While it is clear that Zemlinsky drew perhaps more heavily from composers of the past than from techniques of his own time, this influence does not diminish the beauty of his Lyric Symphony. His lyricism paired with powerful climaxes yields a beautiful piece of music that is perhaps best described as a transition between Romanticism and Modernism (though much more influence is to be found on the Romantic side). In addition, the interweaving of Tagore’s text and Zemlinsky’s music is breathtaking. This work has certainly been overlooked and deserves some Canonic attention despite its strong attachment to ideas of Romanticism during the Modern era. Its forthright passion is enough to link it to modern psychology, and Zemlinsky’s understanding of Romantic forms and techniques combined with this created an outstanding symphony.
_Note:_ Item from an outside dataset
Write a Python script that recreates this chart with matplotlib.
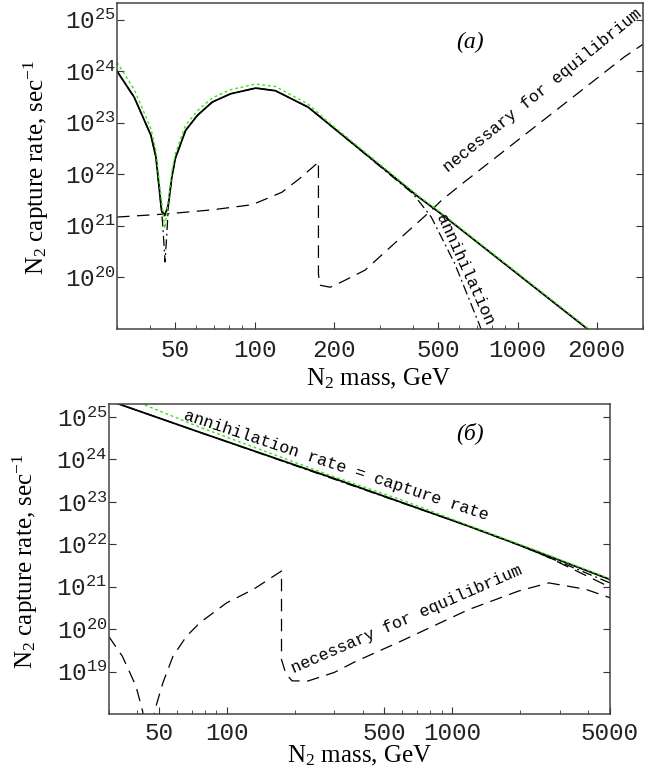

[1]Zemlinsky’s early works, such as Trio for Clarinet, Cello, and Piano, op. 3 are heavily reminiscent of Brahms, using few, if any, “Modern” techniques.

[2]Sigmund Freud published many fascinating papers concerning dreams in the years prior to the composition of this piece. The essay “Creative Writers and Day-Dreaming” (1908) is strikingly similar to the use of dreams in this work.

[3]This statement seems to reflect Strauss and Wagner’s theme of death and transfiguration.